RECORDS TO PROCESS -

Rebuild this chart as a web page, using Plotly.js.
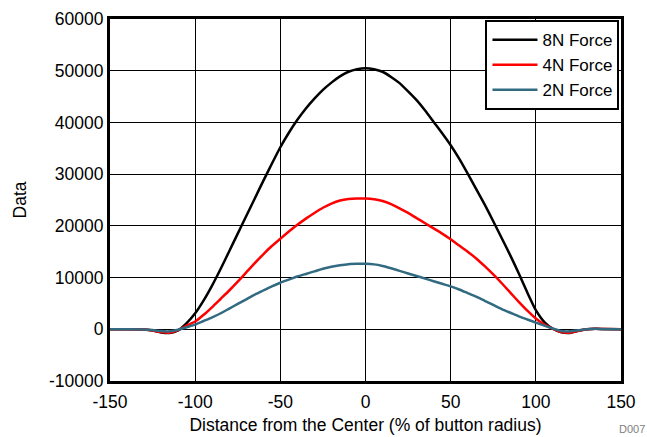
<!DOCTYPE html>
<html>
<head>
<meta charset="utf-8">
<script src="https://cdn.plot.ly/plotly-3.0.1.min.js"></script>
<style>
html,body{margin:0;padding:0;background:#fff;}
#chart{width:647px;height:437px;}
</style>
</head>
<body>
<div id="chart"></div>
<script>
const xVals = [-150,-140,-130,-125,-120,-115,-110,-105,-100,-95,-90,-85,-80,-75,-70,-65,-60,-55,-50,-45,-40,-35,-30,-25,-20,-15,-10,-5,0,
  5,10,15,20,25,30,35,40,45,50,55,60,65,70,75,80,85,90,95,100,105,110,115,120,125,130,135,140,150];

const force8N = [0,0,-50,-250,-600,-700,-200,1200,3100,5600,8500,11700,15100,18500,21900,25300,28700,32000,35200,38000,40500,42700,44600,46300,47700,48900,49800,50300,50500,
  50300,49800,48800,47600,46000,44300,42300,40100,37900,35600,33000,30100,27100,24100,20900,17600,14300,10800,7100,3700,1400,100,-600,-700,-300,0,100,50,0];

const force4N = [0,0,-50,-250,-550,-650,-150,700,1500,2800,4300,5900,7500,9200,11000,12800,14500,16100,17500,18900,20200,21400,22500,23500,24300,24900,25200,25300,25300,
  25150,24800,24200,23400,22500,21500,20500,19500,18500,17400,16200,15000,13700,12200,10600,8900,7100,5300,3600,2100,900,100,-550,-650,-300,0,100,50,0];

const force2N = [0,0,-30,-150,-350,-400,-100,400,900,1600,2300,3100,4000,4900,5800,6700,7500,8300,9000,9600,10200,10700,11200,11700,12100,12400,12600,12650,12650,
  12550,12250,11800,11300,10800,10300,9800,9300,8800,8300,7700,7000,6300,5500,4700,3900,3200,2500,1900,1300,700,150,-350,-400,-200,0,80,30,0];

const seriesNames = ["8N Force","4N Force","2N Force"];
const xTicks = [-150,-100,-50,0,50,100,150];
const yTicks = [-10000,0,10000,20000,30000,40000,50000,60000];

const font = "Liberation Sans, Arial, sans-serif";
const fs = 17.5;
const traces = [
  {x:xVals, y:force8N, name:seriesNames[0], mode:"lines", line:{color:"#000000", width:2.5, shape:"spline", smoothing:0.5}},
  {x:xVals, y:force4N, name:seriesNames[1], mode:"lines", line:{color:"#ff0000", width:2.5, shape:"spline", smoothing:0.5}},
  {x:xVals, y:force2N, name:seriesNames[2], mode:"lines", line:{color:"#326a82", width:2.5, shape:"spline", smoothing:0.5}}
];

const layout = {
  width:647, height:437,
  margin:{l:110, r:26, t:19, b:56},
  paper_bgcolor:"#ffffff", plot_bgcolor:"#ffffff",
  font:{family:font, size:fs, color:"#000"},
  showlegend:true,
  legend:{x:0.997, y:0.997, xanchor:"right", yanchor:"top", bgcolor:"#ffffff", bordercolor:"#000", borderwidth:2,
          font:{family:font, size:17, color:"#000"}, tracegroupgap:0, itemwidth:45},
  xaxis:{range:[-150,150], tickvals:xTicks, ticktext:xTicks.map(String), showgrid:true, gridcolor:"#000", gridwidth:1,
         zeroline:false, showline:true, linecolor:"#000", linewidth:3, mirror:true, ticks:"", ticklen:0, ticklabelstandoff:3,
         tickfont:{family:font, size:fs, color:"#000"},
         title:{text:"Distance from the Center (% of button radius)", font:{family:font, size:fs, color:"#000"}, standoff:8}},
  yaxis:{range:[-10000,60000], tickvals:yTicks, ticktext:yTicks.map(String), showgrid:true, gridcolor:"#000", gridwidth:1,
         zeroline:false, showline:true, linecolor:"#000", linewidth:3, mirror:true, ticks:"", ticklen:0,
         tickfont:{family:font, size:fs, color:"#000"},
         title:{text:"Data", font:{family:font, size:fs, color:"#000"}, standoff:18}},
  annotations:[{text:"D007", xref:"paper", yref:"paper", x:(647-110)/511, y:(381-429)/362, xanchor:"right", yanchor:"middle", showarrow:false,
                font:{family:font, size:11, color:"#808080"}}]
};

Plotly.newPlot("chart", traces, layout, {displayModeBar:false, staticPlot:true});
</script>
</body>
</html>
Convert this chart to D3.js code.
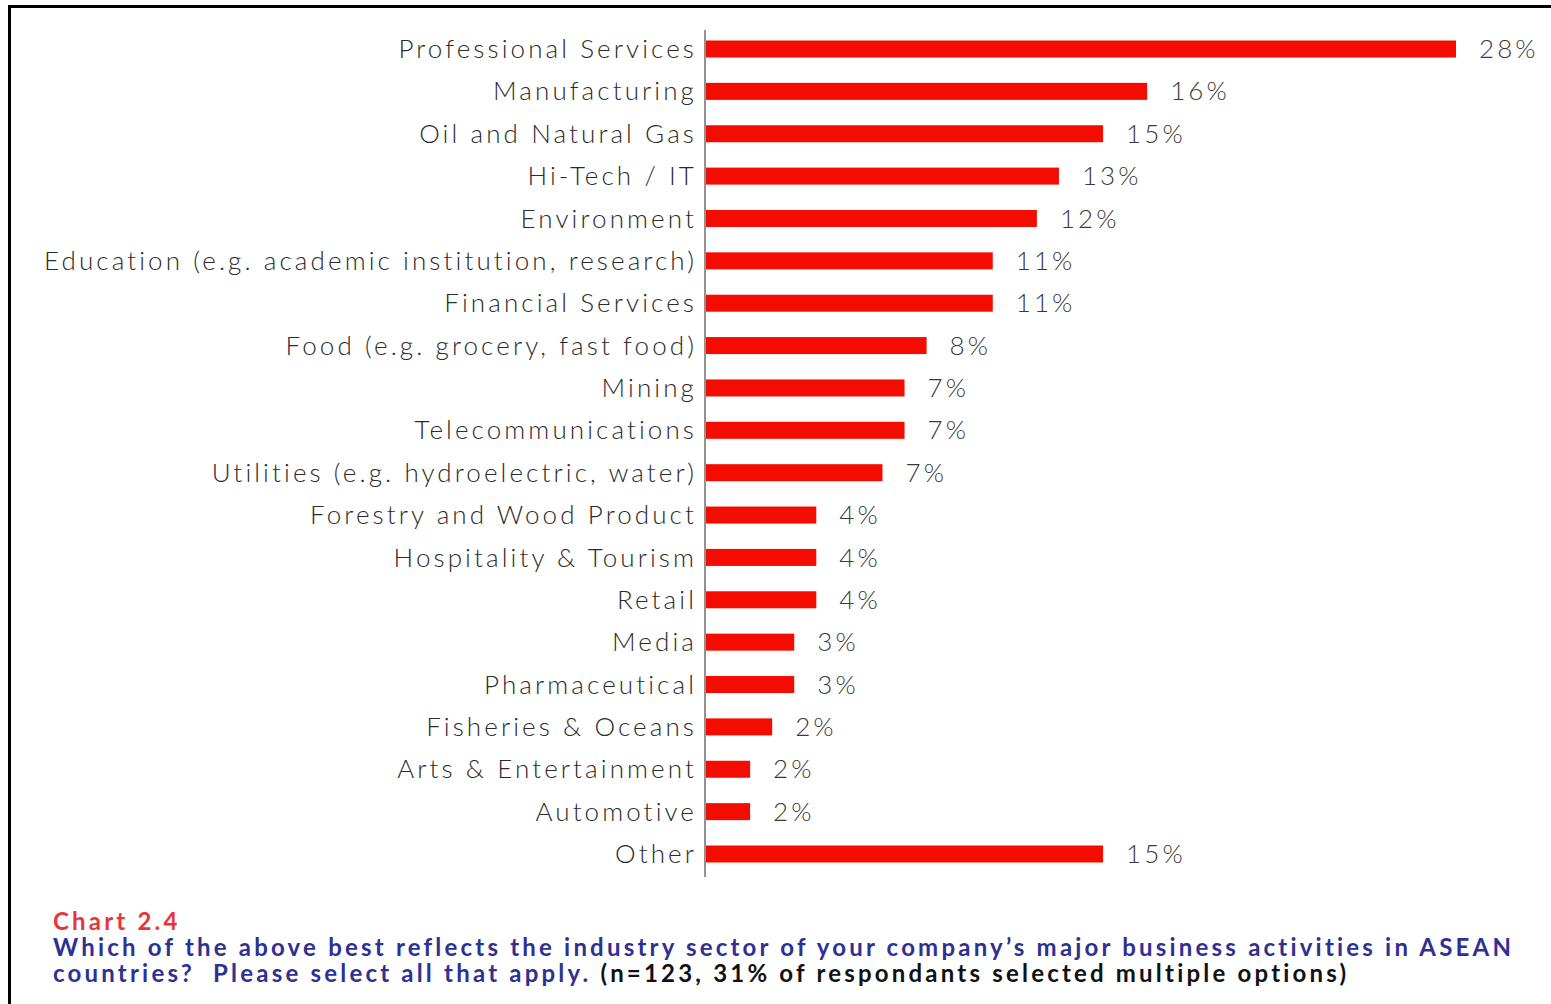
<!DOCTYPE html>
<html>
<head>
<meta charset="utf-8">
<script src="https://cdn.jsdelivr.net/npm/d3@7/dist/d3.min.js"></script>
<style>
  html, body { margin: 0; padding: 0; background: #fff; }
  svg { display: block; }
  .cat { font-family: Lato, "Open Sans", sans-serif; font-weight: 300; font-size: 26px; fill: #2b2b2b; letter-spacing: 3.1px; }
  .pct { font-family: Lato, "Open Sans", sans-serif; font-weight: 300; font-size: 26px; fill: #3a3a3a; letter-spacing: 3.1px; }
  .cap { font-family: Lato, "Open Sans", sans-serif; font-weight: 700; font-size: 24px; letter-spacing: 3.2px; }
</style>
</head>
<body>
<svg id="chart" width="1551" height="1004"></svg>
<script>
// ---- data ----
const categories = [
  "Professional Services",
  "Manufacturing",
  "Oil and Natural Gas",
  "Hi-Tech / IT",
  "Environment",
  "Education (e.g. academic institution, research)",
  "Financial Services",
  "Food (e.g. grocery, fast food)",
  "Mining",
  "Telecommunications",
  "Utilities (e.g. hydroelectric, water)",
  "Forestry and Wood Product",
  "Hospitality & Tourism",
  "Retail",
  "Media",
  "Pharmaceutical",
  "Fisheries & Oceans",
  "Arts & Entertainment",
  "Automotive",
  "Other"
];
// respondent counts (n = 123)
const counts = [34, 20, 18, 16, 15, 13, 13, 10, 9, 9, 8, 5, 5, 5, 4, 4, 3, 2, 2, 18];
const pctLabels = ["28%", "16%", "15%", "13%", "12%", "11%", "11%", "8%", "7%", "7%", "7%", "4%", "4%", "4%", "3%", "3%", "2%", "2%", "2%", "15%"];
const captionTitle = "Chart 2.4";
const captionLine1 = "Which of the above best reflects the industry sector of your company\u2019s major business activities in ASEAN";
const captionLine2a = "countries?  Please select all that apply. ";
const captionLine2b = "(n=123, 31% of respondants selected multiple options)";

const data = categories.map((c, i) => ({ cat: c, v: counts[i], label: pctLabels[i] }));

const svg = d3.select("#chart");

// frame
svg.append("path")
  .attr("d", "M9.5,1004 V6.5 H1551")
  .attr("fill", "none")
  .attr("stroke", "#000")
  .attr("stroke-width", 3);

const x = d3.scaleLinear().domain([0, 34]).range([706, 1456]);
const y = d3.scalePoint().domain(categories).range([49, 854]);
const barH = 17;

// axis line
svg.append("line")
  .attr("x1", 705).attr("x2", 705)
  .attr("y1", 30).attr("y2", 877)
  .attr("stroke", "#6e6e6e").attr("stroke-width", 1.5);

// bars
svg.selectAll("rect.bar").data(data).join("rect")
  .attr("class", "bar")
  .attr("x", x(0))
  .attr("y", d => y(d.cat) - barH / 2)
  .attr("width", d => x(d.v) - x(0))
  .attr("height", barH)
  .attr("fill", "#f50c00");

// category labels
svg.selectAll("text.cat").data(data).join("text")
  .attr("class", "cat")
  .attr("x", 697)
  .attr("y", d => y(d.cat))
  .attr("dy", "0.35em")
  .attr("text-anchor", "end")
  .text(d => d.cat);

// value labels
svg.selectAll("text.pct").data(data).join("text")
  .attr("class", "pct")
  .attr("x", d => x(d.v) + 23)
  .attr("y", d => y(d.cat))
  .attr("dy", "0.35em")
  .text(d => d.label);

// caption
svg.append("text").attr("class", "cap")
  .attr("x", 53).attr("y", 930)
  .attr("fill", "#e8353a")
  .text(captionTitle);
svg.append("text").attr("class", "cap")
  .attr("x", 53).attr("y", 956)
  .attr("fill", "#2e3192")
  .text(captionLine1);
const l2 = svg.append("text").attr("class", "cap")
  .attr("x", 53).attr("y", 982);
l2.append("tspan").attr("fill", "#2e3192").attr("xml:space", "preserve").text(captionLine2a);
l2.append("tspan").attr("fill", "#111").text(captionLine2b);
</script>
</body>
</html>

OBJECTIVE -
Restate the material word for word from its first line through the line containing "const yTicks = [-10000,0,10000,20000,30000,40000,50000,60000];", both included; the pictures do not belong in it.

OUTPUT FOR THIS TASK -
Rebuild this chart as a web page, using Plotly.js.
<!DOCTYPE html>
<html>
<head>
<meta charset="utf-8">
<script src="https://cdn.plot.ly/plotly-3.0.1.min.js"></script>
<style>
html,body{margin:0;padding:0;background:#fff;}
#chart{width:647px;height:437px;}
</style>
</head>
<body>
<div id="chart"></div>
<script>
const xVals = [-150,-140,-130,-125,-120,-115,-110,-105,-100,-95,-90,-85,-80,-75,-70,-65,-60,-55,-50,-45,-40,-35,-30,-25,-20,-15,-10,-5,0,
  5,10,15,20,25,30,35,40,45,50,55,60,65,70,75,80,85,90,95,100,105,110,115,120,125,130,135,140,150];

const force8N = [0,0,-50,-250,-600,-700,-200,1200,3100,5600,8500,11700,15100,18500,21900,25300,28700,32000,35200,38000,40500,42700,44600,46300,47700,48900,49800,50300,50500,
  50300,49800,48800,47600,46000,44300,42300,40100,37900,35600,33000,30100,27100,24100,20900,17600,14300,10800,7100,3700,1400,100,-600,-700,-300,0,100,50,0];

const force4N = [0,0,-50,-250,-550,-650,-150,700,1500,2800,4300,5900,7500,9200,11000,12800,14500,16100,17500,18900,20200,21400,22500,23500,24300,24900,25200,25300,25300,
  25150,24800,24200,23400,22500,21500,20500,19500,18500,17400,16200,15000,13700,12200,10600,8900,7100,5300,3600,2100,900,100,-550,-650,-300,0,100,50,0];

const force2N = [0,0,-30,-150,-350,-400,-100,400,900,1600,2300,3100,4000,4900,5800,6700,7500,8300,9000,9600,10200,10700,11200,11700,12100,12400,12600,12650,12650,
  12550,12250,11800,11300,10800,10300,9800,9300,8800,8300,7700,7000,6300,5500,4700,3900,3200,2500,1900,1300,700,150,-350,-400,-200,0,80,30,0];

const seriesNames = ["8N Force","4N Force","2N Force"];
const xTicks = [-150,-100,-50,0,50,100,150];
const yTicks = [-10000,0,10000,20000,30000,40000,50000,60000];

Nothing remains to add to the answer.